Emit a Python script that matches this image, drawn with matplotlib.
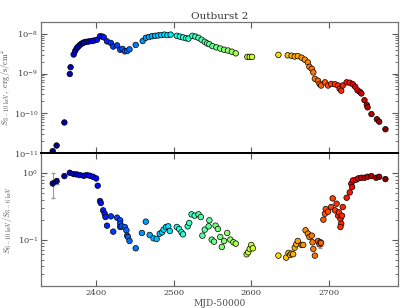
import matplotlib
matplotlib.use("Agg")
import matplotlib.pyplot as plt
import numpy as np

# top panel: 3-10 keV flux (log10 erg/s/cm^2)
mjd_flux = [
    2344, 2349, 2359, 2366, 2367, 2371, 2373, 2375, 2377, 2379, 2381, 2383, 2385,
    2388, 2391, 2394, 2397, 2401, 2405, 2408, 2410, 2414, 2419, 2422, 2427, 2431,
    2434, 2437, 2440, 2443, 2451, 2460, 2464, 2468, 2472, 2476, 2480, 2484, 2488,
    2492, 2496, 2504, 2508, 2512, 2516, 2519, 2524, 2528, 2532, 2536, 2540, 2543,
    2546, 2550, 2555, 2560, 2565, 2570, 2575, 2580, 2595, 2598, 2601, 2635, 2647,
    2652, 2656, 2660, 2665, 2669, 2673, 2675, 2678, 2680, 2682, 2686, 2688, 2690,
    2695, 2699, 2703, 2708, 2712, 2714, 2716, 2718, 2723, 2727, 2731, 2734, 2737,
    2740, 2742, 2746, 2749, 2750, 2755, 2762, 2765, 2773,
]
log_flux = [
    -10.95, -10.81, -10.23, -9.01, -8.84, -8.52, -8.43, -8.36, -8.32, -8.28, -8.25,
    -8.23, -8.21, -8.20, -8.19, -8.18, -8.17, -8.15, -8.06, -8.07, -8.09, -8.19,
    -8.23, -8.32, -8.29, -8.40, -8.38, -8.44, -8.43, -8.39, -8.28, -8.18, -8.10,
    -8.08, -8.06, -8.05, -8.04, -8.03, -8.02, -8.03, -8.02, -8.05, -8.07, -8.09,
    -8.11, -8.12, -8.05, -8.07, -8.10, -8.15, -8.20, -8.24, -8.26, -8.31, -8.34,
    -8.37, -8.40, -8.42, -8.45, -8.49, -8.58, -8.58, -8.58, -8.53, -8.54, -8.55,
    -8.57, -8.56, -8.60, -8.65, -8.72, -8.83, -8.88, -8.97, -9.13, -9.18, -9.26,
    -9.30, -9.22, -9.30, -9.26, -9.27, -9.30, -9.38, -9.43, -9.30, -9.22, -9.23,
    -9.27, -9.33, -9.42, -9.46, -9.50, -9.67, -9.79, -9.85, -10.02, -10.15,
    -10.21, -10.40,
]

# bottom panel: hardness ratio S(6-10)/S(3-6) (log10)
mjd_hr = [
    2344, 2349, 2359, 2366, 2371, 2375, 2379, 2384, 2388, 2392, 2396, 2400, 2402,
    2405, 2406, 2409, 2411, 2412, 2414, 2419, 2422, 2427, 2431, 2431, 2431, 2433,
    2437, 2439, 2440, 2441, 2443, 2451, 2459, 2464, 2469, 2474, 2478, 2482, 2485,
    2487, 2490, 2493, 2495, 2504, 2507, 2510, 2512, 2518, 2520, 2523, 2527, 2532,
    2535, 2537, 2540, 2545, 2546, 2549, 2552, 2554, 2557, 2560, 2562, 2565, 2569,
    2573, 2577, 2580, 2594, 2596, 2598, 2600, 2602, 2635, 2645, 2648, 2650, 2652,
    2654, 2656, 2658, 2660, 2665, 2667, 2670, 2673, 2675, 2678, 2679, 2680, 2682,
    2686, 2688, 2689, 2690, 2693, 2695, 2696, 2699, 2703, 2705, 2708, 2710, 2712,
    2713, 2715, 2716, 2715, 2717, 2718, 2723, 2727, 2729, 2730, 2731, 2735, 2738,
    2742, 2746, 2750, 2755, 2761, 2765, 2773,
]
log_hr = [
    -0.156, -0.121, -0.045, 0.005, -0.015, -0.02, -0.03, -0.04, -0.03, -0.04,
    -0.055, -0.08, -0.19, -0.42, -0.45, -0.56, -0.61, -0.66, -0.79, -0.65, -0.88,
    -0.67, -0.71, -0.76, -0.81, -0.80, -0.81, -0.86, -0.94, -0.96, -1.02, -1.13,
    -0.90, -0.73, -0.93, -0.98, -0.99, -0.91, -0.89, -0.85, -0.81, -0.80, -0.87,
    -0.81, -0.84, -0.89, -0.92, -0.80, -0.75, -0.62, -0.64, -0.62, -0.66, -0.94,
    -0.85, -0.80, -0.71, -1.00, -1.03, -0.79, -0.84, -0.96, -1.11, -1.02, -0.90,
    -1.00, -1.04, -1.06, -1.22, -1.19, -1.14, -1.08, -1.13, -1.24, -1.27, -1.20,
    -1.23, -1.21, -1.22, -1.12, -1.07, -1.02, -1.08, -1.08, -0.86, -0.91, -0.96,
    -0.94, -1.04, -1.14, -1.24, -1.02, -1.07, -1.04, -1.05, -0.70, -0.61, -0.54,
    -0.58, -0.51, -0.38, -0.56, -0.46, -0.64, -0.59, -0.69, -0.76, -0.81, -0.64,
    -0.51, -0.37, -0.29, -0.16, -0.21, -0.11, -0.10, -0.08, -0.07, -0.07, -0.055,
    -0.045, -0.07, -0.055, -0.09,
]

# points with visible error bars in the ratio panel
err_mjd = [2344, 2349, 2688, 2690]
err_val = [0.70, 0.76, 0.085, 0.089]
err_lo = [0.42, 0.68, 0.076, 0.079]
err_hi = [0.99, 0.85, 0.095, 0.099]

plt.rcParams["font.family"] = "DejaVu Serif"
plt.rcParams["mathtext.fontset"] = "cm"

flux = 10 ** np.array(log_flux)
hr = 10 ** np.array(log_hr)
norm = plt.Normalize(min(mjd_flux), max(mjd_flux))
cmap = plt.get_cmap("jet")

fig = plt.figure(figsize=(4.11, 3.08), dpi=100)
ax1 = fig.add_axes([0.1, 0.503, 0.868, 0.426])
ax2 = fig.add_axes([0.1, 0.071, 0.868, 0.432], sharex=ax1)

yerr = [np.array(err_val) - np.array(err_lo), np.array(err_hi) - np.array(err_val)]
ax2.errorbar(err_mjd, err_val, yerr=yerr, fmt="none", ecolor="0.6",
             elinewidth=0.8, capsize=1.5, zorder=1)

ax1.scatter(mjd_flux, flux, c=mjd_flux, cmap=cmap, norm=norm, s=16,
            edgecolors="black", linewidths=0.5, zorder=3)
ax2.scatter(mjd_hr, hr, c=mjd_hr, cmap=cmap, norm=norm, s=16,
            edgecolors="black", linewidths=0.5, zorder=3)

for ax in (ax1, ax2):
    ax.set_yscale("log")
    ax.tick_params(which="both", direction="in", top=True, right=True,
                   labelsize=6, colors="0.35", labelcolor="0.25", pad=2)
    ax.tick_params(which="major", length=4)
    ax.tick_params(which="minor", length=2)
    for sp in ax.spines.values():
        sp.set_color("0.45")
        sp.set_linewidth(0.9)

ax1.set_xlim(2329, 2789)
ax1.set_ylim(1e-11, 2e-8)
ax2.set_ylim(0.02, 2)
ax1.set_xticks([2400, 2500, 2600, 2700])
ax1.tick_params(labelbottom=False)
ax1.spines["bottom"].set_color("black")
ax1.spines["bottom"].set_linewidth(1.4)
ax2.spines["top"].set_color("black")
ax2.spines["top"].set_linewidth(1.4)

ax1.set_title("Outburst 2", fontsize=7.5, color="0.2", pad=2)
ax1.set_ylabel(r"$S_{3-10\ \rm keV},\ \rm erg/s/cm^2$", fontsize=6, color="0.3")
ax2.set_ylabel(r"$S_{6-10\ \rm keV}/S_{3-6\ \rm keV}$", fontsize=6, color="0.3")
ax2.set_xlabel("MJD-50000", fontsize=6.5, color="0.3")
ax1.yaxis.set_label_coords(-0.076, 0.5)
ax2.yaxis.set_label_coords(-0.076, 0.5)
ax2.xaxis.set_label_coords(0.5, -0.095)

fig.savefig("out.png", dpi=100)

Task prompt » Write the listing out a second time exactly, dropping all images.

Exercise answer »
Emit a Python script that matches this image, drawn with matplotlib.
import matplotlib
matplotlib.use("Agg")
import matplotlib.pyplot as plt
import numpy as np

# top panel: 3-10 keV flux (log10 erg/s/cm^2)
mjd_flux = [
    2344, 2349, 2359, 2366, 2367, 2371, 2373, 2375, 2377, 2379, 2381, 2383, 2385,
    2388, 2391, 2394, 2397, 2401, 2405, 2408, 2410, 2414, 2419, 2422, 2427, 2431,
    2434, 2437, 2440, 2443, 2451, 2460, 2464, 2468, 2472, 2476, 2480, 2484, 2488,
    2492, 2496, 2504, 2508, 2512, 2516, 2519, 2524, 2528, 2532, 2536, 2540, 2543,
    2546, 2550, 2555, 2560, 2565, 2570, 2575, 2580, 2595, 2598, 2601, 2635, 2647,
    2652, 2656, 2660, 2665, 2669, 2673, 2675, 2678, 2680, 2682, 2686, 2688, 2690,
    2695, 2699, 2703, 2708, 2712, 2714, 2716, 2718, 2723, 2727, 2731, 2734, 2737,
    2740, 2742, 2746, 2749, 2750, 2755, 2762, 2765, 2773,
]
log_flux = [
    -10.95, -10.81, -10.23, -9.01, -8.84, -8.52, -8.43, -8.36, -8.32, -8.28, -8.25,
    -8.23, -8.21, -8.20, -8.19, -8.18, -8.17, -8.15, -8.06, -8.07, -8.09, -8.19,
    -8.23, -8.32, -8.29, -8.40, -8.38, -8.44, -8.43, -8.39, -8.28, -8.18, -8.10,
    -8.08, -8.06, -8.05, -8.04, -8.03, -8.02, -8.03, -8.02, -8.05, -8.07, -8.09,
    -8.11, -8.12, -8.05, -8.07, -8.10, -8.15, -8.20, -8.24, -8.26, -8.31, -8.34,
    -8.37, -8.40, -8.42, -8.45, -8.49, -8.58, -8.58, -8.58, -8.53, -8.54, -8.55,
    -8.57, -8.56, -8.60, -8.65, -8.72, -8.83, -8.88, -8.97, -9.13, -9.18, -9.26,
    -9.30, -9.22, -9.30, -9.26, -9.27, -9.30, -9.38, -9.43, -9.30, -9.22, -9.23,
    -9.27, -9.33, -9.42, -9.46, -9.50, -9.67, -9.79, -9.85, -10.02, -10.15,
    -10.21, -10.40,
]

# bottom panel: hardness ratio S(6-10)/S(3-6) (log10)
mjd_hr = [
    2344, 2349, 2359, 2366, 2371, 2375, 2379, 2384, 2388, 2392, 2396, 2400, 2402,
    2405, 2406, 2409, 2411, 2412, 2414, 2419, 2422, 2427, 2431, 2431, 2431, 2433,
    2437, 2439, 2440, 2441, 2443, 2451, 2459, 2464, 2469, 2474, 2478, 2482, 2485,
    2487, 2490, 2493, 2495, 2504, 2507, 2510, 2512, 2518, 2520, 2523, 2527, 2532,
    2535, 2537, 2540, 2545, 2546, 2549, 2552, 2554, 2557, 2560, 2562, 2565, 2569,
    2573, 2577, 2580, 2594, 2596, 2598, 2600, 2602, 2635, 2645, 2648, 2650, 2652,
    2654, 2656, 2658, 2660, 2665, 2667, 2670, 2673, 2675, 2678, 2679, 2680, 2682,
    2686, 2688, 2689, 2690, 2693, 2695, 2696, 2699, 2703, 2705, 2708, 2710, 2712,
    2713, 2715, 2716, 2715, 2717, 2718, 2723, 2727, 2729, 2730, 2731, 2735, 2738,
    2742, 2746, 2750, 2755, 2761, 2765, 2773,
]
log_hr = [
    -0.156, -0.121, -0.045, 0.005, -0.015, -0.02, -0.03, -0.04, -0.03, -0.04,
    -0.055, -0.08, -0.19, -0.42, -0.45, -0.56, -0.61, -0.66, -0.79, -0.65, -0.88,
    -0.67, -0.71, -0.76, -0.81, -0.80, -0.81, -0.86, -0.94, -0.96, -1.02, -1.13,
    -0.90, -0.73, -0.93, -0.98, -0.99, -0.91, -0.89, -0.85, -0.81, -0.80, -0.87,
    -0.81, -0.84, -0.89, -0.92, -0.80, -0.75, -0.62, -0.64, -0.62, -0.66, -0.94,
    -0.85, -0.80, -0.71, -1.00, -1.03, -0.79, -0.84, -0.96, -1.11, -1.02, -0.90,
    -1.00, -1.04, -1.06, -1.22, -1.19, -1.14, -1.08, -1.13, -1.24, -1.27, -1.20,
    -1.23, -1.21, -1.22, -1.12, -1.07, -1.02, -1.08, -1.08, -0.86, -0.91, -0.96,
    -0.94, -1.04, -1.14, -1.24, -1.02, -1.07, -1.04, -1.05, -0.70, -0.61, -0.54,
    -0.58, -0.51, -0.38, -0.56, -0.46, -0.64, -0.59, -0.69, -0.76, -0.81, -0.64,
    -0.51, -0.37, -0.29, -0.16, -0.21, -0.11, -0.10, -0.08, -0.07, -0.07, -0.055,
    -0.045, -0.07, -0.055, -0.09,
]

# points with visible error bars in the ratio panel
err_mjd = [2344, 2349, 2688, 2690]
err_val = [0.70, 0.76, 0.085, 0.089]
err_lo = [0.42, 0.68, 0.076, 0.079]
err_hi = [0.99, 0.85, 0.095, 0.099]

plt.rcParams["font.family"] = "DejaVu Serif"
plt.rcParams["mathtext.fontset"] = "cm"

flux = 10 ** np.array(log_flux)
hr = 10 ** np.array(log_hr)
norm = plt.Normalize(min(mjd_flux), max(mjd_flux))
cmap = plt.get_cmap("jet")

fig = plt.figure(figsize=(4.11, 3.08), dpi=100)
ax1 = fig.add_axes([0.1, 0.503, 0.868, 0.426])
ax2 = fig.add_axes([0.1, 0.071, 0.868, 0.432], sharex=ax1)

yerr = [np.array(err_val) - np.array(err_lo), np.array(err_hi) - np.array(err_val)]
ax2.errorbar(err_mjd, err_val, yerr=yerr, fmt="none", ecolor="0.6",
             elinewidth=0.8, capsize=1.5, zorder=1)

ax1.scatter(mjd_flux, flux, c=mjd_flux, cmap=cmap, norm=norm, s=16,
            edgecolors="black", linewidths=0.5, zorder=3)
ax2.scatter(mjd_hr, hr, c=mjd_hr, cmap=cmap, norm=norm, s=16,
            edgecolors="black", linewidths=0.5, zorder=3)

for ax in (ax1, ax2):
    ax.set_yscale("log")
    ax.tick_params(which="both", direction="in", top=True, right=True,
                   labelsize=6, colors="0.35", labelcolor="0.25", pad=2)
    ax.tick_params(which="major", length=4)
    ax.tick_params(which="minor", length=2)
    for sp in ax.spines.values():
        sp.set_color("0.45")
        sp.set_linewidth(0.9)

ax1.set_xlim(2329, 2789)
ax1.set_ylim(1e-11, 2e-8)
ax2.set_ylim(0.02, 2)
ax1.set_xticks([2400, 2500, 2600, 2700])
ax1.tick_params(labelbottom=False)
ax1.spines["bottom"].set_color("black")
ax1.spines["bottom"].set_linewidth(1.4)
ax2.spines["top"].set_color("black")
ax2.spines["top"].set_linewidth(1.4)

ax1.set_title("Outburst 2", fontsize=7.5, color="0.2", pad=2)
ax1.set_ylabel(r"$S_{3-10\ \rm keV},\ \rm erg/s/cm^2$", fontsize=6, color="0.3")
ax2.set_ylabel(r"$S_{6-10\ \rm keV}/S_{3-6\ \rm keV}$", fontsize=6, color="0.3")
ax2.set_xlabel("MJD-50000", fontsize=6.5, color="0.3")
ax1.yaxis.set_label_coords(-0.076, 0.5)
ax2.yaxis.set_label_coords(-0.076, 0.5)
ax2.xaxis.set_label_coords(0.5, -0.095)

fig.savefig("out.png", dpi=100)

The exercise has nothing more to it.